Новгород, во-первых, заявлял о своих претензиях на господствующее положение в волости, поскольку издревле являлся средоточием верховной власти, распространявшей свое действие на соседние города и земли. Во-вторых, он объявлял города Верхней Волги находящимися в сфере своих интересов, то есть притязал на эти города. Такая политика Новгорода вытекала из конкретной исторической ситуации, сложившейся в конце XI – начале XII века.
К этому времени Новгород заметно продвинулся в приобретении самостоятельности и независимости от Киева. В городе укрепляется местный институт посадничества. Представители киевской власти вытесняются новгородскими «чиновниками». Так в Ладоге появляется новгородская администрация. Вместе с тем обостряются внутриволостные отношения с такими крупными городами Новгородской земли, как Псков и Ладога, которые тяготеют к отделению от Новгорода и образованию собственных волостей. Внешне стремление к суверенитету выражалось в попытках обзавестись у себя княжеским столом, что на короткое время удалось Пскову; там нашел себе приют князь Всеволод Мстиславич, изгнанный новгородцами. Военный конфликт произошел у Новгорода с Ладогой, о чем, возможно, говорит летописная запись: «Идоша в Ладогу на воину». Но самое замечательное состоит в том, что ладожане в начале XII в. создают свою версию Сказания о призвании варяжских князей, согласно которой Рюрик княжит сначала в Ладоге, а лишь потом переходит в Новгород. А. Г. Кузьмин верно почувствовал в ладожском варианте Сказания соперничество двух северных городов. Но он ошибся, сведя это соперничество к первоначальному смыслу всего Сказания. Оно, по нашему убеждению, заключает производный смысл, обусловленный историческими реалиями конца XI – начала XII века. То была идеологическая акция ладожской общины в ходе борьбы с Новгородом за создание собственной волости. Однако Ладога не сумела добиться поставленной цели, оставшись пригородом Новгорода, тогда как Псков получил со временем желанную свободу.

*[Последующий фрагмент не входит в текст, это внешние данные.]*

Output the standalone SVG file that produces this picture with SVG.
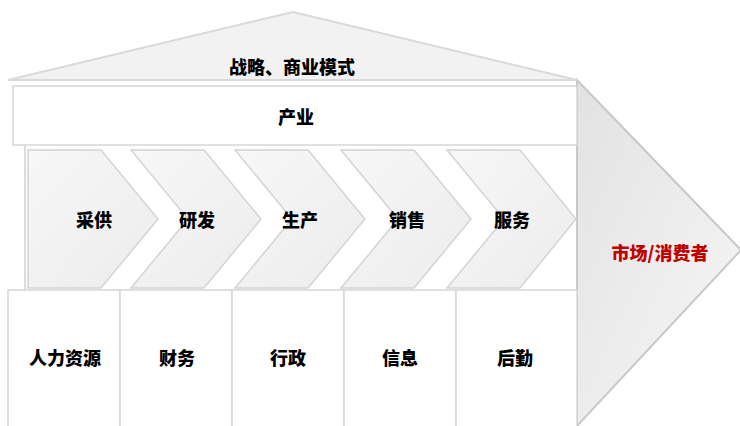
<svg xmlns="http://www.w3.org/2000/svg" width="740" height="426" viewBox="0 0 740 426">
<style>
.t{font-family:"Noto Sans CJK SC","Noto Sans",sans-serif;font-weight:900;font-size:18px;fill:#000;text-anchor:middle;dominant-baseline:central}
.chev{fill:url(#cg);stroke:#d4d4d4;stroke-width:1.5}
.box{fill:#fff;stroke:#d6d6d6;stroke-width:1.5}
</style>
<defs>
<linearGradient id="cg" x1="0" y1="0" x2="1" y2="1">
<stop offset="0" stop-color="#f7f7f7"/><stop offset="1" stop-color="#ececec"/>
</linearGradient>
<linearGradient id="ag" x1="0" y1="0" x2="1" y2="1">
<stop offset="0" stop-color="#e2e2e2"/><stop offset="1" stop-color="#f7f7f7"/>
</linearGradient>
</defs>
<g id="arrow-market">
<polygon points="577,80 741,250 577,426" fill="url(#ag)" stroke="#c8c8c8" stroke-width="2"/>
<text class="t" x="660" y="252" style="fill:#c00000">市场/消费者</text>
</g>
<g id="roof">
<polygon points="8,80 293,12 577,80" fill="#f2f2f2" stroke="#d9d9d9" stroke-width="2"/>
<text class="t" x="292" y="66">战略、商业模式</text>
</g>
<g id="industry">
<rect class="box" x="13" y="86" width="564" height="59"/>
<text class="t" x="296" y="116">产业</text>
</g>
<g id="chain-frame">
<line x1="25" y1="145" x2="25" y2="290" stroke="#d0d0d0" stroke-width="1.5"/>
</g>
<g id="chev1"><polygon class="chev" points="28,150 101,150 158,219 101,288 28,288 28,219"/><text class="t" x="94" y="219">采供</text></g>
<g id="chev2"><polygon class="chev" points="131,150 204,150 261,219 204,288 131,288 188,219"/><text class="t" x="197" y="219">研发</text></g>
<g id="chev3"><polygon class="chev" points="235,150 308,150 365,219 308,288 235,288 292,219"/><text class="t" x="300" y="219">生产</text></g>
<g id="chev4"><polygon class="chev" points="341,150 414,150 471,219 414,288 341,288 398,219"/><text class="t" x="407" y="219">销售</text></g>
<g id="chev5"><polygon class="chev" points="447,150 520,150 576,219 520,288 447,288 504,219"/><text class="t" x="512" y="219">服务</text></g>
<g id="hr"><rect class="box" x="8" y="290" width="112" height="140"/><text class="t" x="65" y="357">人力资源</text></g>
<g id="finance"><rect class="box" x="120" y="290" width="112" height="140"/><text class="t" x="177" y="357">财务</text></g>
<g id="admin"><rect class="box" x="232" y="290" width="112" height="140"/><text class="t" x="288" y="357">行政</text></g>
<g id="info"><rect class="box" x="344" y="290" width="112" height="140"/><text class="t" x="400" y="357">信息</text></g>
<g id="logistics"><rect class="box" x="456" y="290" width="121" height="140"/><text class="t" x="515" y="357">后勤</text></g>
<g id="connectors"></g>
</svg>
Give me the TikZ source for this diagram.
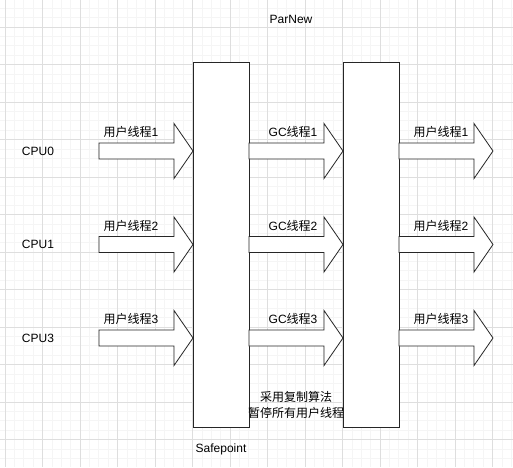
\documentclass[tikz,border=0pt]{standalone}
\usepackage{fontspec}
\setmainfont{Liberation Sans}
\newfontfamily\cjk{Noto Sans CJK SC}
\usetikzlibrary{positioning}

\begin{document}
\begin{tikzpicture}[x=1pt,y=-1pt,
    gridminor/.style={draw=black!4,line width=0.7pt},
    gridmajor/.style={draw=black!13,line width=1pt},
    phase/.style={draw=black!85,fill=white,line width=0.9pt,minimum width=56pt,minimum height=365pt,inner sep=0pt},
    blockarrow/.style={draw=black!85,fill=white,line width=0.8pt,line join=miter},
    lbl/.style={font=\fontsize{12}{16}\selectfont,inner sep=0pt,align=center}]
            \useasboundingbox (0,0) rectangle (513,467);
            % background grid
            \begin{scope}
              \clip (0,0) rectangle (513,467);
              \fill[white] (0,0) rectangle (513,467);
              \foreach \i in {0,...,54}{\draw[gridminor] ({5+9.375*\i},0)--({5+9.375*\i},467);}
              \foreach \i in {-2,...,46}{\draw[gridminor] (0,{27+9.375*\i})--(513,{27+9.375*\i});}
              \foreach \i in {0,...,13}{\draw[gridmajor] ({5+37.5*\i},0)--({5+37.5*\i},467);}
              \foreach \i in {0,...,11}{\draw[gridmajor] (0,{27+37.5*\i})--(513,{27+37.5*\i});}
            \end{scope}
            % the two pauses
            \node[phase] (stwa) at (221,244.5){};
            \node[phase] (stwb) at (371,244.5){};
            \node[lbl] (parnew) at (291,19){ParNew};
            \node[lbl,below=16pt of stwa] (safepoint){Safepoint};
            \node[lbl] (copynote) at (296,405){{\cjk 采用复制算法}\\{\cjk 暂停所有用户线程}};
            % threads per cpu
            \foreach \y/\c/\t in {151/0/1,244.5/1/2,338/3/3}{
              \node[lbl] (cpu\c) at (38,\y){CPU\c};
              \foreach \x in {99,249,399}
                \draw[blockarrow] (\x,\y-8)--(\x+75,\y-8)--(\x+75,\y-27.5)--(\x+94,\y)--(\x+75,\y+27.5)--(\x+75,\y+8)--(\x,\y+8)--cycle;
              \node[lbl] (usera\t) at (131,\y-19){{\cjk 用户线程}\t};
              \node[lbl] (gc\t) at (293,\y-19){GC{\cjk 线程}\t};
              \node[lbl] (userb\t) at (441,\y-19){{\cjk 用户线程}\t};
            }
          \end{tikzpicture}
\end{document}
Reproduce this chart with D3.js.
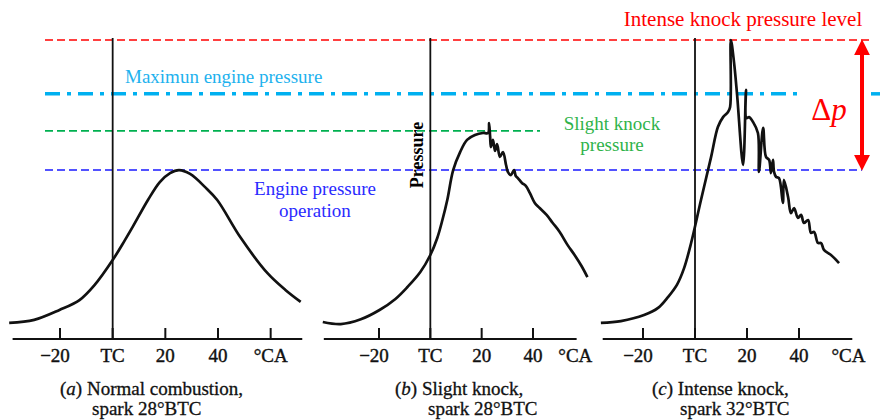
<!DOCTYPE html>
<html lang="en">
<head>
<meta charset="UTF-8">
<title>Knock pressure</title>
<script src="https://d3js.org/d3.v7.min.js"></script>
<style>
    body { margin: 0; background: #fff; }
    svg { font-family: "Liberation Serif", "Times New Roman", serif; }
    .curve { fill: none; stroke: #111; stroke-width: 2.7px; stroke-linejoin: round; }
    .base { stroke: #111; stroke-width: 2px; }
    .tc { stroke: #111; stroke-width: 1.8px; }
    .tick-lab { font-size: 19px; fill: #111; stroke: #111; stroke-width: 0.4px; text-anchor: middle; }
    .cap { font-size: 19px; fill: #111; stroke: #111; stroke-width: 0.3px; }
    .note { font-size: 19px; }
</style>
</head>
<body>
<svg id="chart" width="880" height="420"></svg>
<script>
// crank angle (deg) vs pressure (0 = baseline, 100 = intense knock level)
var normalCurve = [[-39.3,5.4],[-29.8,6.4],[-20.2,9.7],[-12.6,13],[-6.9,18],[0,26.4],[4.6,33],[7.6,37.5],
    [13.4,46.5],[17.9,52.5],[21.8,55.5],[25.2,56.5],[29.4,55.2],[35.1,50.8],[39.7,46.5],[48.5,34],
    [58.8,22],[65.6,16.4],[71.4,12.4]];

var slightCurve = [[-41.9,5.7],[-34.9,5.0],[-27.1,6.6],[-19.8,9.7],[-13.6,13.4],[-8.9,17.4],[-3.9,22.4],[0,28.1],
    [2.7,33.8],[4.7,39.8],[6.6,46.5],[8.9,56.5],[11.6,62.5],[14.3,66.6],[17.4,68.2],[20.5,68.9],[22.5,68.9],
    [22.9,72.2],[23.3,67.6],[23.6,64.2],[24.4,66.6],[25.2,62.9],[26.0,65.2],[27.1,60.9],[28.3,62.5],
    [29.5,58.2],[30.2,55.9],[31.4,54.8],[32.6,56.5],[33.3,54.5],[34.1,53.8],[35.7,52.2],[37.2,51.2],
    [38.8,48.8],[40.7,45.5],[42.6,43.8],[45.3,41.5],[47.7,38.8],[50.4,35.8],[53.5,31.4],[56.2,28.1],
    [58.9,24.4],[61.2,20.7]];

var intenseCurve = [[-36.2,5.4],[-28.5,6.0],[-19.6,8.0],[-14.2,10.4],[-10.4,14.0],[-6.9,18.2],[-4.2,23.7],
    [-1.5,32.1],[2.3,46.5],[6.2,60.9],[8.8,70.9],[10.8,74.2],[12.7,75.9],[13.5,77.6],
    [13.8,100],[15,92.6],[16.2,81.6],[18.5,58.2],[19.6,83.3],[19.8,73.9],[20.8,74.2],[22.3,72.6],
    [24.2,68.9],[24.6,55.9],[26.2,70.6],[27.3,60.9],[28.5,59.9],[29.2,55.5],[30,59.9],[30.4,55.9],
    [31.2,54.2],[32.3,53.8],[33.8,45.5],[34.2,53.2],[35.8,47.5],[36.9,42.1],[38.1,43.8],[39.6,40.5],
    [40.8,41.5],[41.9,38.8],[43.5,39.8],[44.6,35.5],[45.8,35.8],[47.3,32.1],[48.5,32.1],[49.6,29.8],
    [52.3,28.1],[55.4,25.4]];

var tickValues = [-20, 0, 20, 40];
var tickLabels = ["\u221220", "TC", "20", "40"];

var levelNames = ["intense", "maximum", "slight", "operation"];
var levelPressures = [100, 82, 69.6, 56.5];

var captions = [["(a) Normal combustion,", "spark 28\u00b0BTC"],
                ["(b) Slight knock,", "spark 28\u00b0BTC"],
                ["(c) Intense knock,", "spark 32\u00b0BTC"]];

var svg = d3.select("#chart");
var y = d3.scaleLinear().domain([0, 100]).range([339, 40]);

var panels = [
    {data: normalCurve,  range: [60, 218],  extent: [-38, 72],   ca: 60,   caTick: true,  cap: [60, 92]},
    {data: slightCurve,  range: [379, 533], extent: [-41.5, 57], ca: 56.5, caTick: false, cap: [395, 428]},
    {data: intenseCurve, range: [643, 799], extent: [-35.5, 60.5], ca: 59, caTick: false, cap: [652, 680]}
];

// reference levels
var lv = {};
levelNames.forEach(function(n, i) { lv[n] = y(levelPressures[i]); });

svg.append("line").attr("x1", 45).attr("x2", 870).attr("y1", lv.intense).attr("y2", lv.intense)
    .attr("stroke", "#ff0000").attr("stroke-width", 1.6).attr("stroke-dasharray", "8,4");
svg.append("line").attr("x1", 45).attr("x2", 802).attr("y1", lv.maximum).attr("y2", lv.maximum)
    .attr("stroke", "#00b0f0").attr("stroke-width", 3.5).attr("stroke-dasharray", "15,7,4,7");
svg.append("line").attr("x1", 871).attr("x2", 880).attr("y1", lv.maximum).attr("y2", lv.maximum)
    .attr("stroke", "#00b0f0").attr("stroke-width", 3.5);
svg.append("line").attr("x1", 45).attr("x2", 540).attr("y1", lv.slight).attr("y2", lv.slight)
    .attr("stroke", "#00b050").attr("stroke-width", 1.6).attr("stroke-dasharray", "8,4");
svg.append("line").attr("x1", 45).attr("x2", 862).attr("y1", lv.operation).attr("y2", lv.operation)
    .attr("stroke", "#1a1aff").attr("stroke-width", 1.6).attr("stroke-dasharray", "8,4");

panels.forEach(function(p, i) {
    var x = d3.scaleLinear().domain([-20, 40]).range(p.range);
    var g = svg.append("g");

    g.append("line").attr("class", "base")
        .attr("x1", x(p.extent[0])).attr("x2", x(p.extent[1]))
        .attr("y1", y(0)).attr("y2", y(0));

    var tv = p.caTick ? tickValues.concat([p.ca]) : tickValues;
    g.selectAll(".tk").data(tv).join("line")
        .attr("class", "base")
        .attr("x1", d => x(d)).attr("x2", d => x(d))
        .attr("y1", y(0)).attr("y2", y(0) - 11);

    // TC line up to intense knock level
    g.append("line").attr("class", "tc")
        .attr("x1", x(0)).attr("x2", x(0))
        .attr("y1", y(0)).attr("y2", y(100) - 2);

    g.selectAll(".tl").data(tickValues).join("text")
        .attr("class", "tick-lab")
        .attr("x", (d, j) => x(d) + (j === 0 ? -5 : 0))
        .attr("y", y(0) + 23)
        .text((d, j) => tickLabels[j]);
    g.append("text").attr("class", "tick-lab")
        .attr("x", x(p.ca)).attr("y", y(0) + 23).text("\u00b0CA");

    g.append("path").datum(p.data).attr("class", "curve")
        .attr("d", d3.line().x(d => x(d[0])).y(d => y(d[1])).curve(d3.curveCatmullRom.alpha(0.5)));

    var letter = "abc"[i];
    var c1 = g.append("text").attr("class", "cap").attr("x", p.cap[0]).attr("y", 395);
    c1.append("tspan").text("(");
    c1.append("tspan").attr("font-style", "italic").text(letter);
    c1.append("tspan").text(captions[i][0].slice(2));
    g.append("text").attr("class", "cap").attr("x", p.cap[1]).attr("y", 415).text(captions[i][1]);
});

// Pressure label
svg.append("text")
    .attr("transform", "translate(423,155) rotate(-90)")
    .attr("text-anchor", "middle")
    .attr("font-size", 18).attr("font-weight", "bold")
    .text("Pressure");

// annotations
svg.append("text").attr("class", "note").attr("x", 125).attr("y", lv.maximum - 11)
    .attr("fill", "#1eb2ee").text("Maximun engine pressure");
svg.append("text").attr("class", "note").attr("x", 315).attr("y", lv.operation + 25)
    .attr("text-anchor", "middle").attr("fill", "#2a2aff").text("Engine pressure");
svg.append("text").attr("class", "note").attr("x", 315).attr("y", lv.operation + 47)
    .attr("text-anchor", "middle").attr("fill", "#2a2aff").text("operation");
svg.append("text").attr("class", "note").attr("x", 612).attr("y", lv.slight - 1)
    .attr("text-anchor", "middle").attr("fill", "#2fb34a").text("Slight knock");
svg.append("text").attr("class", "note").attr("x", 612).attr("y", lv.slight + 20)
    .attr("text-anchor", "middle").attr("fill", "#2fb34a").text("pressure");
svg.append("text").attr("x", 743).attr("y", lv.intense - 14)
    .attr("text-anchor", "middle").attr("font-size", 21).attr("fill", "#ff0000")
    .text("Intense knock pressure level");
var dp = svg.append("text").attr("x", 829).attr("y", 120).attr("text-anchor", "middle")
    .attr("font-size", 31).attr("fill", "#ff0000");
dp.append("tspan").text("\u0394");
dp.append("tspan").attr("font-style", "italic").text("p");

// double arrow for delta p
var defs = svg.append("defs");
defs.append("marker").attr("id", "ah").attr("viewBox", "0 0 10 10")
    .attr("refX", 2).attr("refY", 5).attr("markerWidth", 4).attr("markerHeight", 4)
    .attr("orient", "auto-start-reverse").attr("markerUnits", "strokeWidth")
    .append("path").attr("d", "M0,0 L10,5 L0,10 Z").attr("fill", "#ff0000");
svg.append("line").attr("x1", 862).attr("x2", 862)
    .attr("y1", lv.intense + 12).attr("y2", lv.operation - 12)
    .attr("stroke", "#ff0000").attr("stroke-width", 4)
    .attr("marker-start", "url(#ah)").attr("marker-end", "url(#ah)");
</script>
</body>
</html>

Сообщение летописца о княжении Синеуса на Белоозере выводит нас на межволостной уровень отношений Новгорода. Само княжение Синеуса, безусловно, вымысел. В IX в., как известно, Белоозера еще не было. Археологически город прослеживается только с Х века. Отсюда затруднения, испытываемые исследователями, при определении «третьего племени-федерата» – участника северо-западного межплеменного союза. А. В. Куза считал, что «им могли быть и меря, и чудь, и даже весь или мурома, упомянутые Повестью временных лет. Вероятно, в роли союзников словен и кривичей устное предание помнило чудь вообще, а не какое-нибудь конкретное племя. Впоследствии летописцы или их информаторы, пытаясь осмыслить давно минувшие события, руководствовались на этот счет своими соображениями». Он склонялся к выводу о замене Ладоги, упоминаемой в устном предании, на Белоозеро, произведенной позднее интерпретатором этого предания. Нам думается, что Белоозеро не только отсутствовало в первоначальной версии Сказания о «призвании варягов», но и не было заменой другого города. Оно появилось тоща, когда предание стало записываться и переписываться древними книжниками, то есть во второй половине XI – начале XII в., – во время интенсивного формирования городских волостей-земель, или городов-государств, в процессе которого возникали межволостные территориальные конфликты. Новгородская община пыталась установить свое влияние на Верхней Волге, движимая торгово-экономическими и геополитическими соображениями. Для этого у нее были основания, поскольку уже с IX в. волжская система становится торной дорогой новгородских словен и северо-западных финно-угров в их движении в Залесскую землю. В Белозерье же славяне начали проникать с Х в., утвердившись здесь даже раньше, чем в Приладожье. Белоозеро в Х в. заселялось преимущественно новгородскими словенами, что способствовало поддержанию связей между белозерцами и новгородцами.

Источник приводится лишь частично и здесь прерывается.